TERRE HAUTE —
Instead of clearing piles of snow, Terre Haute and Vigo County highway officials are now switching to a different hazard — potholes — as a result of last week’s winter blast.
Potholes form as water and snow fils small cracks in the asphalt road surface. In frigid temperatures, the freezing water expands. When the water melts, it leaves a void in the road surface, making it vulnerable to “popping out” small or large sections of the roadway, said Dan Bennett, superintendent of the Vigo County Highway Department.
Repairing potholes is a normal cycle of maintenance on city and county roads, yet last week’s extreme temperature swings brought the onset of potholes early, said Brad Miller, transportation director for the city of Terre Haute.
“We’ve had extreme temperatures both ways. We have gone from 15 degrees below zero to almost 50 degrees, which makes a lot of expansion and contraction. And because of that, there will be a lot of potholes,” Miller said.
“And these things can just open up overnight,” he said.
Roadways in the county seem to be faring better than city streets, Bennett said. But that will likely switch in late spring.
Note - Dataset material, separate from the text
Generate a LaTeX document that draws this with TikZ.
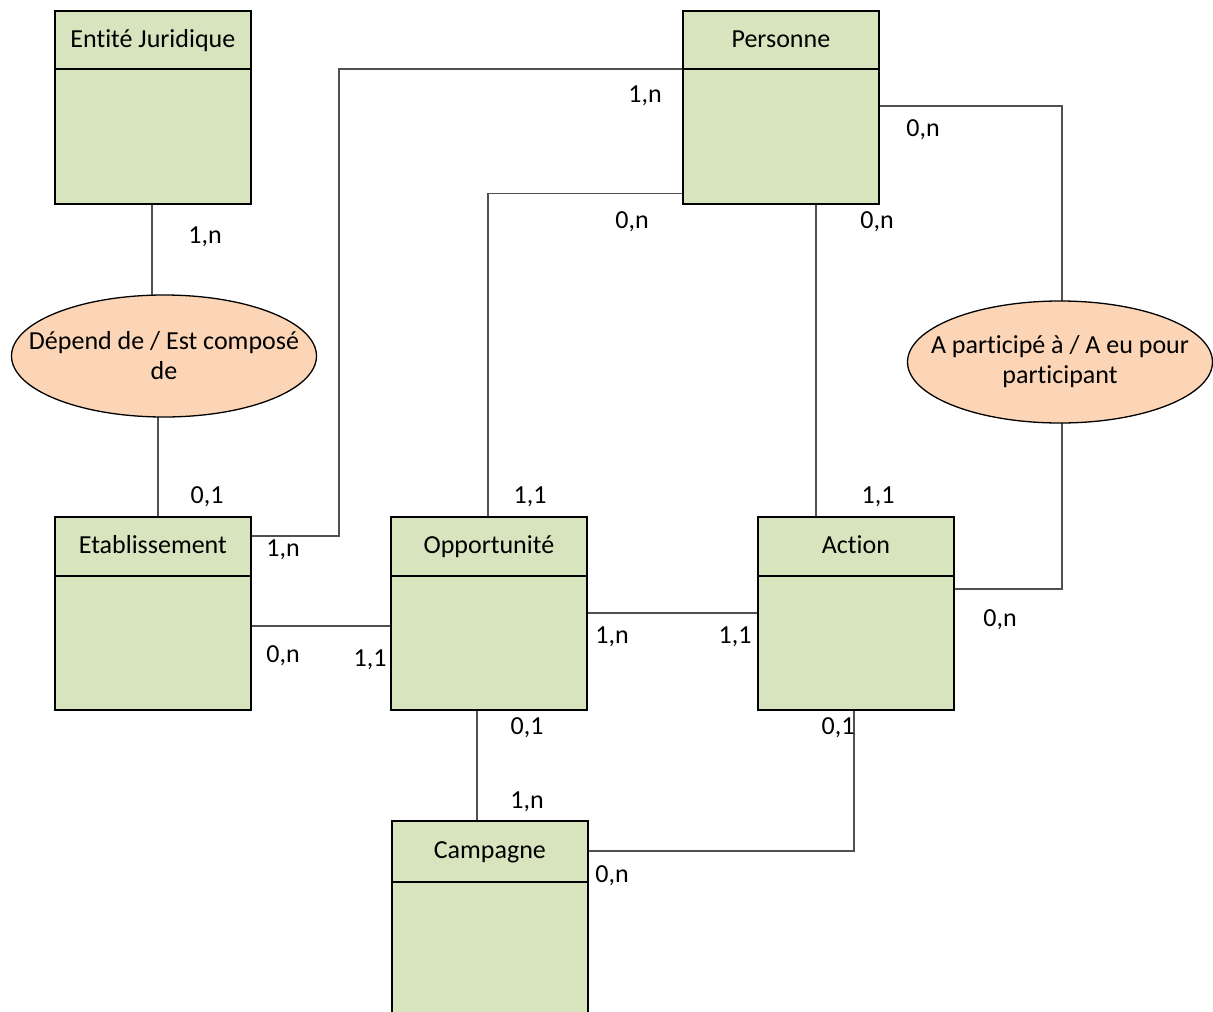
\documentclass[tikz,border=0pt]{standalone}
\usepackage{fontspec}
\setmainfont{Carlito}[Ligatures=NoCommon]
\usetikzlibrary{calc,shapes.geometric}
\pgfdeclarelayer{bg}
\pgfsetlayers{bg,main}
\definecolor{entfill}{HTML}{D7E4BD}
\definecolor{relfill}{HTML}{FBD5B5}
\definecolor{conn}{HTML}{505050}
\tikzset{
  entity/.style={draw=black, line width=1.8pt, fill=entfill, rectangle, minimum width=196pt, minimum height=193pt, anchor=north west, inner sep=0pt},
  etitle/.style={font=\fontsize{26}{30}\selectfont, inner sep=0pt, anchor=base},
  rel/.style={draw=black, line width=1.3pt, fill=relfill, ellipse, inner sep=0pt},
  reltext/.style={align=center, inner sep=0pt, font=\fontsize{26}{30}\selectfont},
  card/.style={font=\fontsize{26}{30}\selectfont, inner sep=0pt},
  link/.style={draw=conn, line width=1.2pt},
}
\newcommand{\entbox}[4]{%
  \node[entity] (#1) at (#2) {};
  \node[etitle] (#1t) at ($(#1.north)+(0,37)$) {#3};
  \draw[line width=1.8pt] ($(#1.north west)+(0,#4)$) -- ($(#1.north east)+(0,#4)$);
}
\begin{document}
\begin{tikzpicture}[x=1pt,y=-1pt]
\clip (0,0) rectangle (1213,1012);

\entbox{ej}{54,10}{Entité Juridique}{59}
\entbox{pers}{682,10}{Personne}{59}
\entbox{etab}{54,516}{Etablissement}{60}
\entbox{opp}{390,516}{Opportunité}{60}
\entbox{act}{757,516}{Action}{60}
\node[entity, minimum height=230pt] (camp) at (391,820) {};
\node[etitle] (campt) at ($(camp.north)+(0,38)$) {Campagne};
\draw[line width=1.8pt] ($(camp.north west)+(0,62)$) -- ($(camp.north east)+(0,62)$);

\node[rel, minimum width=305pt, minimum height=122pt] (r1) at (164,356) {};
\node[reltext] (r1t) at (r1.center) {Dépend de / Est composé\\de};
\node[rel, minimum width=305pt, minimum height=122pt] (r2) at (1060,362) {};
\node[reltext] (r2t) at (r2.center) {A participé à / A eu pour\\participant};

\coordinate (k1) at (339,69);
\coordinate (xpa) at (816,0);

\begin{pgfonlayer}{bg}
\fill[white] (0,0) rectangle (1213,1012);
\draw[link] (ej.south -| 152,0) -- (r1.center -| 152,0);
\draw[link] (r1.center -| 158,0) -- (etab.north -| 158,0);
\draw[link] ($(etab.north east)+(0,20)$) -| (k1) -- ($(pers.north west)+(0,59)$);
\draw[link] ($(pers.south west)+(0,-11)$) -| ($(opp.north)+(-1,0)$);
\draw[link] (pers.south -| xpa) -- (act.north -| xpa);
\draw[link] ($(pers.north east)+(0,96)$) -| (r2.center -| 1062,0);
\draw[link] (r2.center -| 1062,0) |- ($(act.north east)+(0,73)$);
\draw[link] ($(etab.north east)+(0,110)$) -- ($(opp.north west)+(0,110)$);
\draw[link] ($(opp.north east)+(0,97)$) -- ($(act.north west)+(0,97)$);
\draw[link] ($(opp.south)+(-12,0)$) -- ($(camp.north)+(-13,0)$);
\draw[link] ($(camp.north east)+(0,31)$) -| (act.south -| 854,0);
\end{pgfonlayer}

\node[card] (c1) at (205,237) {1,n};
\node[card] (c2) at (207,497) {0,1};
\node[card] (c3) at (283,550) {1,n};
\node[card] (c4) at (645,96) {1,n};
\node[card] (c5) at (632,222) {0,n};
\node[card] (c6) at (877,222) {0,n};
\node[card] (c7) at (923,130) {0,n};
\node[card] (c8) at (530,497) {1,1};
\node[card] (c9) at (878,497) {1,1};
\node[card] (c10) at (1000,620) {0,n};
\node[card] (c11) at (283,656) {0,n};
\node[card] (c12) at (370,660) {1,1};
\node[card] (c13) at (612,637) {1,n};
\node[card] (c14) at (735,637) {1,1};
\node[card] (c15) at (527,728) {0,1};
\node[card] (c16) at (838,728) {0,1};
\node[card] (c17) at (527,802) {1,n};
\node[card] (c18) at (612,876) {0,n};
\end{tikzpicture}
\end{document}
“Right now there is a moderate [pothole problem] in the county,” he said. “It is not as bad as roads for the city and even the state. County roads will get hammered more so in the spring, when heavier traffic hits … such as farm equipment on some roads.
“We are seeing potholes, and we have road crews out patching now. A road may be fine one day when you drive over it, and then there is a big section gone the next day,” Bennett said.
Miller said repairing potholes will be the city’s top street maintenance priority this week.
Drivers, Miller said, can call “311” to report a pothole on a city street, or go to www.terrehaute.in.gov and go to a link to “311” and send an email. In the county, drivers can call the county highway department at 812-466-9635 to report a pothole in need of repair.
“We will get to the potholes as quick as we can,” Miller said. “We are working on them now and will keep doing that until we can get on top of them. But it will be a while because there sure are a lot of them and there are some big and bad ones, too,” he said.
Poplar Street, Ohio Street/Boulevard and Fruitridge Avenue are among some of the hardest impacted roads. Those roads are heavily traveled. Some, like Poplar Street, a designated truck route, have heavy vehicles driving on them, Miller said.
Freezing and thawing impacts older road surfaces first, Miller said. “A lot of the newly paved streets will not be affected,” he said.
“This happens every year, but with such extremes in temperatures that we have had, this is happening quicker,” Miller said of the incidence of potholes. “This is something that we knew would happen when the snow thawed. It didn’t take long for the phone calls to switch from complaints about the snow to complaints about potholes.”
City crews still have to finish a city leaf collection, Miller said, something that can’t be done when ice and snow are on roads, and something that is taking a back seat to pothole repair.
“As long as there is no new snow, we will be fixing potholes for the next few days because we don’t want people damaging their cars,” Miller said.